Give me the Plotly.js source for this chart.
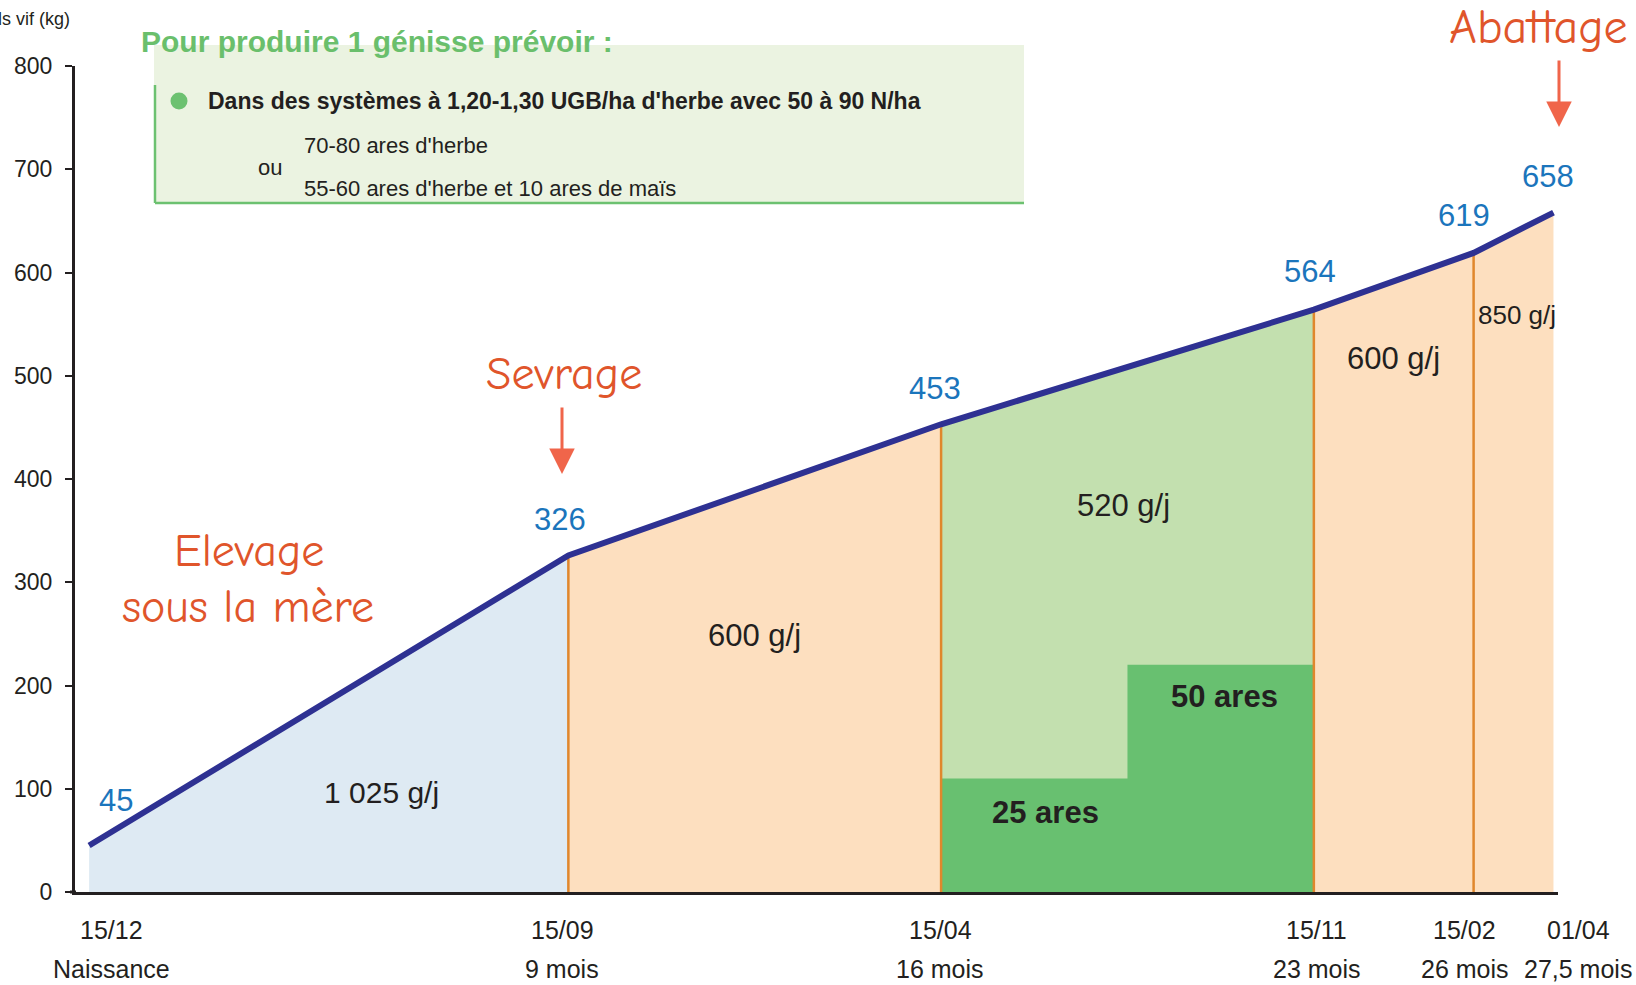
<!DOCTYPE html>
<html>
<head>
<meta charset="utf-8">
<script src="https://cdn.plot.ly/plotly-3.0.1.min.js"></script>
<style>html,body{margin:0;padding:0;background:#fff;}</style>
</head>
<body>
<div id="chart" style="width:1636px;height:985px;"></div>
<script>
// ---- data ----
const months = [0, 9, 16, 23, 26, 27.5];
const dateLabels = ['15/12', '15/09', '15/04', '15/11', '15/02', '01/04'];
const ageLabels = ['Naissance', '9 mois', '16 mois', '23 mois', '26 mois', '27,5 mois'];
const weights = [45, 326, 453, 564, 619, 658];
const gainLabels = ['1 025 g/j', '600 g/j', '520 g/j', '600 g/j', '850 g/j'];
const stepMonths = [16, 19.5, 23];
const stepHeights = [110, 220];
const stepLabels = ['25 ares', '50 ares'];
const yTicks = [0, 100, 200, 300, 400, 500, 600, 700, 800];

// ---- styles ----
const FONT = 'Liberation Sans, Arial, sans-serif';
const HAND = 'Comic Neue, Comic Sans MS, Noto Sans, sans-serif';
const TXT = '#231f20';
const segColors = ['#deeaf3', '#fddfbf', '#c3e0af', '#fddfbf', '#fddfbf'];
const gainPos = [[0.61, 96], [0.5, 248], [0.49, 374], [0.5, 517], [0.54, 559]];
const gainSize = [30, 31, 31, 31, 26];
const stepLabelPos = [[0.56, 77], [0.52, 189]];
const valueShiftX = [27, -8, -6, -4, -10, -5];
const valueShiftY = [45, 36, 36, 38, 37, 36];
const tickShiftX = [22, -6, -1, 3, -9, 25];

const L = 75, R = 78, T = 66, B = 93, W = 1636, H = 985;
const PW = W - L - R, PH = H - T - B;
const px = v => (v - L) / PW;
const py = v => (H - B - v) / PH;

const traces = [];
for (let i = 0; i < months.length - 1; i++) {
  traces.push({x: [months[i], months[i + 1]], y: [weights[i], weights[i + 1]], mode: 'lines',
    line: {width: 0}, fill: 'tozeroy', fillcolor: segColors[i], hoverinfo: 'skip', showlegend: false});
}
// stepped "ares" area
const sx = [], sy = [];
for (let i = 0; i < stepHeights.length; i++) {
  sx.push(stepMonths[i], stepMonths[i + 1]);
  sy.push(stepHeights[i], stepHeights[i]);
}
traces.push({x: sx, y: sy, mode: 'lines', line: {width: 0}, fill: 'tozeroy', fillcolor: '#68c070',
  hoverinfo: 'skip', showlegend: false});
// orange separators
for (let i = 1; i < months.length - 1; i++) {
  traces.push({x: [months[i], months[i]], y: [0, weights[i]], mode: 'lines',
    line: {color: '#e0872c', width: 2.5}, hoverinfo: 'skip', showlegend: false});
}
// main weight line
traces.push({x: months, y: weights, mode: 'lines', line: {color: '#2e3192', width: 6},
  hoverinfo: 'skip', showlegend: false});

const ann = [];
const P = (o) => Object.assign({xref: 'paper', yref: 'paper', xanchor: 'center', yanchor: 'middle', showarrow: false}, o);
// value labels
weights.forEach((w, i) => {
  ann.push({x: months[i], y: w, xref: 'x', yref: 'y', text: String(w), showarrow: false,
    xanchor: 'center', yanchor: 'middle', xshift: valueShiftX[i], yshift: valueShiftY[i],
    font: {family: FONT, size: 31, color: '#1b75bc'}});
});
// gain labels
gainLabels.forEach((g, i) => {
  const x = months[i] + gainPos[i][0] * (months[i + 1] - months[i]);
  ann.push({x: x, y: gainPos[i][1], xref: 'x', yref: 'y', text: g, showarrow: false,
    xanchor: 'center', yanchor: 'middle', font: {family: FONT, size: gainSize[i], color: TXT}});
});
// step labels
stepLabels.forEach((s, i) => {
  const x = stepMonths[i] + stepLabelPos[i][0] * (stepMonths[i + 1] - stepMonths[i]);
  ann.push({x: x, y: stepLabelPos[i][1], xref: 'x', yref: 'y', text: '<b>' + s + '</b>', showarrow: false,
    xanchor: 'center', yanchor: 'middle', font: {family: FONT, size: 31, color: TXT}});
});
// x tick labels
months.forEach((m, i) => {
  ann.push({x: m, y: 0, xref: 'x', yref: 'y', text: dateLabels[i], showarrow: false, xshift: tickShiftX[i],
    xanchor: 'center', yanchor: 'middle', yshift: -38, font: {family: FONT, size: 25, color: TXT}});
  ann.push({x: m, y: 0, xref: 'x', yref: 'y', text: ageLabels[i], showarrow: false, xshift: tickShiftX[i],
    xanchor: 'center', yanchor: 'middle', yshift: -77, font: {family: FONT, size: 25, color: TXT}});
});
// y axis title (cut at the left edge)
ann.push(P({x: px(72), y: py(19), xanchor: 'right', text: 'Poids vif (kg)',
  font: {family: FONT, size: 18, color: TXT}}));
// info box texts
ann.push(P({x: px(139), y: py(42), xanchor: 'left', text: '<b>Pour produire 1 génisse prévoir :</b>',
  font: {family: FONT, size: 30, color: '#6abf6c'}}));
ann.push(P({x: px(206), y: py(101), xanchor: 'left',
  text: "<b>Dans des systèmes à 1,20-1,30 UGB/ha d'herbe avec 50 à 90 N/ha</b>",
  font: {family: FONT, size: 23, color: TXT}}));
ann.push(P({x: px(302), y: py(145), xanchor: 'left', text: "70-80 ares d'herbe",
  font: {family: FONT, size: 22, color: TXT}}));
ann.push(P({x: px(256), y: py(167), xanchor: 'left', text: 'ou',
  font: {family: FONT, size: 22, color: TXT}}));
ann.push(P({x: px(302), y: py(188), xanchor: 'left', text: "55-60 ares d'herbe et 10 ares de maïs",
  font: {family: FONT, size: 22, color: TXT}}));
// handwritten labels
const handColor = '#e0552b';
ann.push(P({x: px(564), y: py(374), text: 'Sevrage', font: {family: HAND, size: 46, color: handColor}}));
ann.push(P({x: px(249), y: py(551), text: 'Elevage', font: {family: HAND, size: 46, color: handColor}}));
ann.push(P({x: px(248), y: py(607), text: 'sous la mère', font: {family: HAND, size: 46, color: handColor}}));
ann.push(P({x: px(1538), y: py(27), text: 'Abattage', font: {family: HAND, size: 48, color: handColor}}));
// arrows
ann.push(P({x: px(562), y: py(474), text: '', showarrow: true,
  ax: 0, ay: -68, arrowhead: 2, arrowsize: 1.7, arrowwidth: 3, arrowcolor: '#f0654a'}));
ann.push(P({x: px(1559), y: py(127), text: '', showarrow: true,
  ax: 0, ay: -68, arrowhead: 2, arrowsize: 1.7, arrowwidth: 3, arrowcolor: '#f0654a'}));

const shapes = [
  {type: 'rect', xref: 'paper', yref: 'paper', x0: px(154), x1: px(1024), y0: py(203), y1: py(45),
    fillcolor: '#ebf3e1', line: {width: 0}, layer: 'below'},
  {type: 'line', xref: 'paper', yref: 'paper', x0: px(155), x1: px(155), y0: py(85), y1: py(203),
    line: {color: '#6cc170', width: 2.5}},
  {type: 'line', xref: 'paper', yref: 'paper', x0: px(155), x1: px(1024), y0: py(203), y1: py(203),
    line: {color: '#6cc170', width: 2.5}},
  {type: 'circle', xref: 'paper', yref: 'paper', x0: px(170.5), x1: px(187.5), y0: py(109.5), y1: py(92.5),
    fillcolor: '#6cc170', line: {width: 0}},
  {type: 'line', xref: 'paper', yref: 'paper', x0: px(70), x1: px(76), y0: 0, y1: 0,
    line: {color: TXT, width: 3}}
];

const layout = {
  width: W, height: H,
  margin: {l: L, r: R, t: T, b: B, pad: 0},
  paper_bgcolor: '#ffffff', plot_bgcolor: '#ffffff',
  showlegend: false,
  xaxis: {range: [-0.265, 27.585], showgrid: false, zeroline: false,
    showline: true, linecolor: TXT, linewidth: 3, ticks: '', showticklabels: false, fixedrange: true},
  yaxis: {range: [0, 800], showgrid: false, zeroline: false, showline: true, linecolor: TXT,
    linewidth: 3, ticks: 'outside', ticklen: 7, tickwidth: 2, tickcolor: TXT,
    tickvals: yTicks, ticktext: yTicks.map(String), ticklabelstandoff: 8,
    tickfont: {family: FONT, size: 23, color: TXT}, fixedrange: true},
  annotations: ann,
  shapes: shapes
};

Plotly.newPlot('chart', traces, layout, {displayModeBar: false, staticPlot: true});
</script>
</body>
</html>
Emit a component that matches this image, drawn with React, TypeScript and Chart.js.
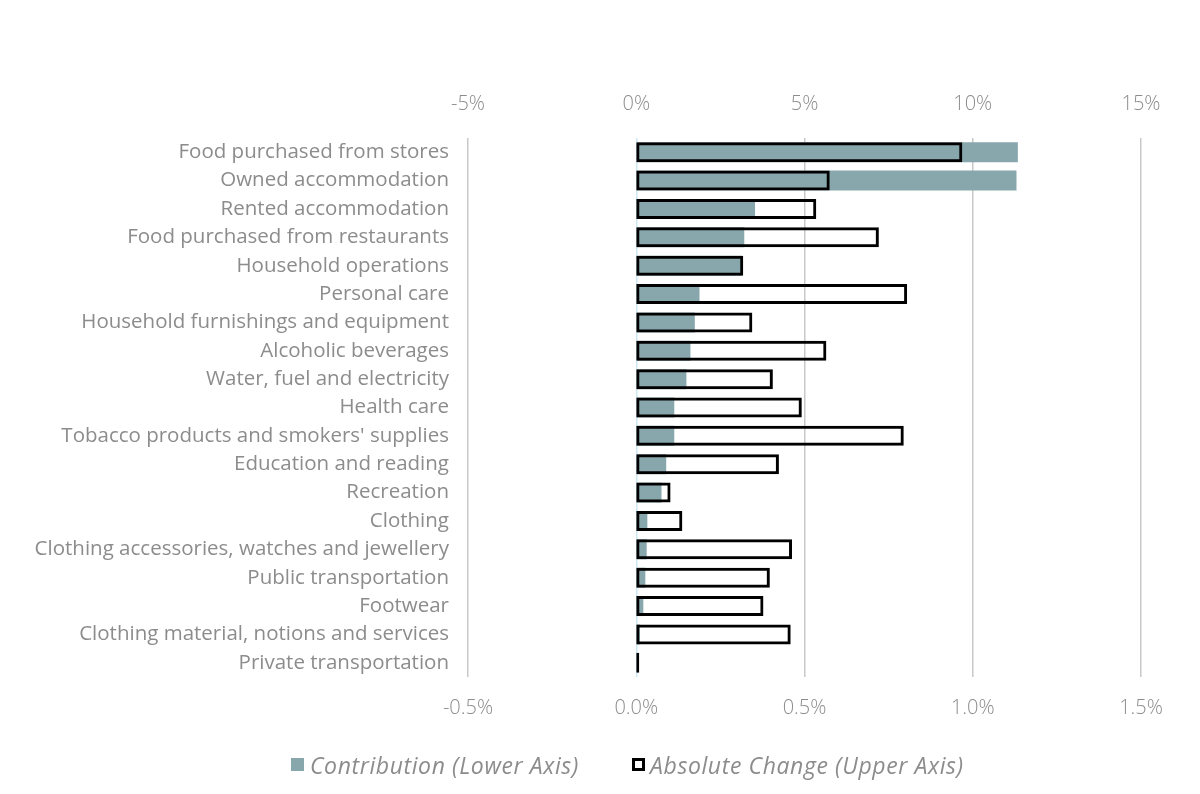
━━━━
Skip the pictures. Restate exactly the lines from the start of the entries through the line containing "const py = v => (H - B - v) / PH;", both ends included.

Give me the Plotly.js source for this chart.
<!DOCTYPE html>
<html>
<head>
<meta charset="utf-8">
<script src="https://cdn.plot.ly/plotly-3.0.1.min.js"></script>
<style>html,body{margin:0;padding:0;background:#fff;}</style>
</head>
<body>
<div id="chart" style="width:1636px;height:985px;"></div>
<script>
// ---- data ----
const months = [0, 9, 16, 23, 26, 27.5];
const dateLabels = ['15/12', '15/09', '15/04', '15/11', '15/02', '01/04'];
const ageLabels = ['Naissance', '9 mois', '16 mois', '23 mois', '26 mois', '27,5 mois'];
const weights = [45, 326, 453, 564, 619, 658];
const gainLabels = ['1 025 g/j', '600 g/j', '520 g/j', '600 g/j', '850 g/j'];
const stepMonths = [16, 19.5, 23];
const stepHeights = [110, 220];
const stepLabels = ['25 ares', '50 ares'];
const yTicks = [0, 100, 200, 300, 400, 500, 600, 700, 800];

// ---- styles ----
const FONT = 'Liberation Sans, Arial, sans-serif';
const HAND = 'Comic Neue, Comic Sans MS, Noto Sans, sans-serif';
const TXT = '#231f20';
const segColors = ['#deeaf3', '#fddfbf', '#c3e0af', '#fddfbf', '#fddfbf'];
const gainPos = [[0.61, 96], [0.5, 248], [0.49, 374], [0.5, 517], [0.54, 559]];
const gainSize = [30, 31, 31, 31, 26];
const stepLabelPos = [[0.56, 77], [0.52, 189]];
const valueShiftX = [27, -8, -6, -4, -10, -5];
const valueShiftY = [45, 36, 36, 38, 37, 36];
const tickShiftX = [22, -6, -1, 3, -9, 25];

const L = 75, R = 78, T = 66, B = 93, W = 1636, H = 985;
const PW = W - L - R, PH = H - T - B;
const px = v => (v - L) / PW;
const py = v => (H - B - v) / PH;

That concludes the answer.